Banking

The Bank of England’s sinister role in pushing Britain into effective bankruptcy


In 1997, after the election of the Labour government under Tony Blair’s leadership, Chancellor of the Exchequer Gordon Brown committed to making the Bank of England independent of the government. The policy came out of a broader set of ideas known as “stakeholder democracy” which promised to empower various organisations of people to make policy choices independent of the centralised government. In the case of the Bank of England these people were professional economists who would be allowed set interest rates in line with economic science rather than at the whim of whatever government was serving at the time.

Stakeholder democracy has, for all intents and purposes, turned out to be rule by experts. Nowhere is this rule by experts more obvious than at the Bank of England, where debates around important economic matters are shrouded in the mysterious language of economics. If you do not have a PhD in the topic and are not widely respected in the profession, do not expect to be counted as a stakeholder or get in a vote.

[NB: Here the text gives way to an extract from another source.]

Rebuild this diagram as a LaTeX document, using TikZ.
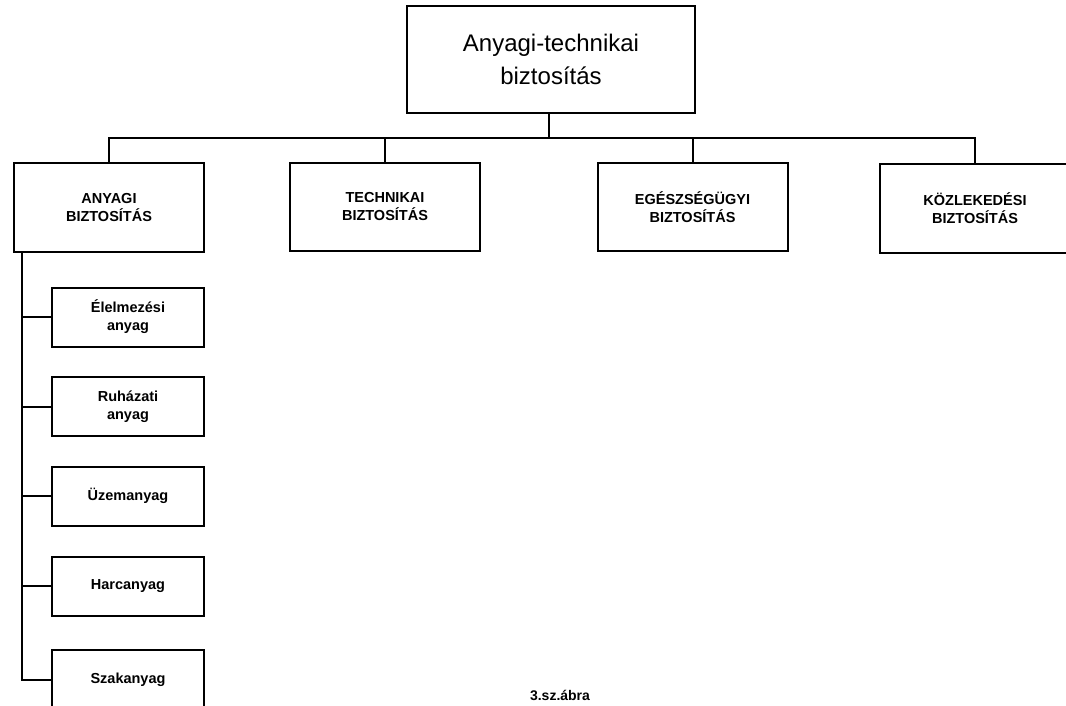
\documentclass[tikz,border=0pt]{standalone}
\usepackage{fontspec}
\setmainfont{Liberation Sans}
\begin{document}
\begin{tikzpicture}[x=1pt,y=-1pt,
  line width=2pt,
  topbox/.style={draw, minimum width=288pt, minimum height=107pt, align=center, inner sep=0pt,
    font=\fontsize{24}{33}\selectfont},
  mainbox/.style={draw, minimum width=190pt, minimum height=88pt, align=center, inner sep=0pt,
    font=\fontsize{14.5}{18}\selectfont\bfseries},
  subbox/.style={draw, minimum width=152pt, minimum height=59pt, align=center, inner sep=0pt,
    font=\fontsize{14.5}{18}\selectfont\bfseries},
  conn/.style={line width=2pt}]
\useasboundingbox (0,0) rectangle (1066,706);
\begin{scope}
\clip (0,0) rectangle (1066,706);
\node[topbox] (top) at (551,59.5) {Anyagi-technikai\\biztosítás};
\node[mainbox] (b1) at (109,207.5) {ANYAGI\\BIZTOSÍTÁS};
\node[mainbox] (b2) at (385,207) {TECHNIKAI\\BIZTOSÍTÁS};
\node[mainbox] (b3) at (692.5,207) {EGÉSZSÉGÜGYI\\BIZTOSÍTÁS};
\node[mainbox] (b4) at (975,208.5) {KÖZLEKEDÉSI\\BIZTOSÍTÁS};
\node[subbox] (s1) at (128,317) {Élelmezési\\anyag};
\node[subbox] (s2) at (128,406.5) {Ruházati\\anyag};
\node[subbox] (s3) at (128,496) {Üzemanyag};
\node[subbox] (s4) at (128,586) {Harcanyag};
\node[subbox] (s5) at (128,679.5) {Szakanyag};
\coordinate (bus) at (549,138);
\coordinate (trunk) at (22,252);
\draw[conn] (top.south -| bus) -- (bus);
\draw[conn] (b1.north) -- (b1.north |- bus) -- (b4.north |- bus) -- (b4.north);
\draw[conn] (b2.north) -- (b2.north |- bus);
\draw[conn] (b3.north) -- (b3.north |- bus);
\draw[conn] (trunk) |- (s5.west);
\draw[conn] (s1.west) -- (s1.west -| trunk);
\draw[conn] (s2.west) -- (s2.west -| trunk);
\draw[conn] (s3.west) -- (s3.west -| trunk);
\draw[conn] (s4.west) -- (s4.west -| trunk);
\node[font=\fontsize{14}{16}\selectfont\bfseries] (cap) at (560,695) {3.sz.ábra};
\end{scope}
\end{tikzpicture}
\end{document}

The problem for the Bank of England’s stakeholder model, however, is that it lives or dies on the performance of the experts in question. These experts are implicitly making big promises: “hand power to us and we will use our knowledge to make the economic machine run at optimal speed”. But economics is a language of ceteris paribus – “all else being equal” – and if the economy underperforms under the stakeholder regime, as it undoubtedly has, the experts can expertly come up with reasons as to why this is that exculpates them from any blame.

It is not clear, however, that the language tricks can continue to work if the experts start to bankrupt the country. This now appears to be a very real risk. In a recent report published by Macroprudential Matters economists Stephen Cecchetti and Jens Hilscher calculate that losses from unwinding the Bank of England’s Quantitative Easing (QE) programme will amount to some £191 billion between now and 2031. That amounts to around 7.5 per cent of GDP.

The problem here is that the experts miscalculated. When the QE programmes were undertaken the experts had become transfixed with the idea that Western economies were entering a period of perpetual deflation – this became known as “turning Japanese” after Japan’s experience with deflation since the early-1990s. The QE programmes were designed in such a way that no one ever really asked what would happen if they were ever unwound. “After all,” the experts reasoned, “why would we have to unwind the programmes if deflation was ever over the horizon from here to eternity?”

You need not be an expert to know that making present calculations based on the idea that you know what will happen from here to eternity is unwise. Now that inflation has returned as a clear and present danger – it may have come down to 3.4 per cent in the latest set of data but it was below 1 per cent in 2020 – the chickens are coming home to roost. Yet at the time of writing, it looks like it will be the public that will foot the bill, not the experts. Thanks to an agreement between HM Treasury and the Bank of England all the losses that accrue to the Bank will be immediately transferred to the Treasury and, via the Treasury, onto the taxpayer.

It is probably worth reminding readers that these are losses from the same Bank of England that chastised Liz Truss for her tax cuts when she was Prime Minister. In November 2022, Governor of the Bank of England Andrew Bailey said that Truss’ government had damaged the country’s reputation. Yet while Truss’s tax cuts were set to cost the Treasury £30 billion in 2023 alone the losses from the Bank’s QE programme cost £40 billion and will cost £40 billion again this year.

What on earth is going on here? Why was the Truss administration pilloried when she tried to cut taxes, but the losses the Bank of England is passing on to the Treasury are politely ignored? Money lost is money lost, after all. The simple answer is that this is a consequence of the stakeholder democracy model. Rule by experts becomes posterior protection the moment said experts get it terribly wrong. Meanwhile the rest of us are obliged to not simply foot the bill but also to pretend that the emperor is fully clothed as he rides his horse naked through the streets.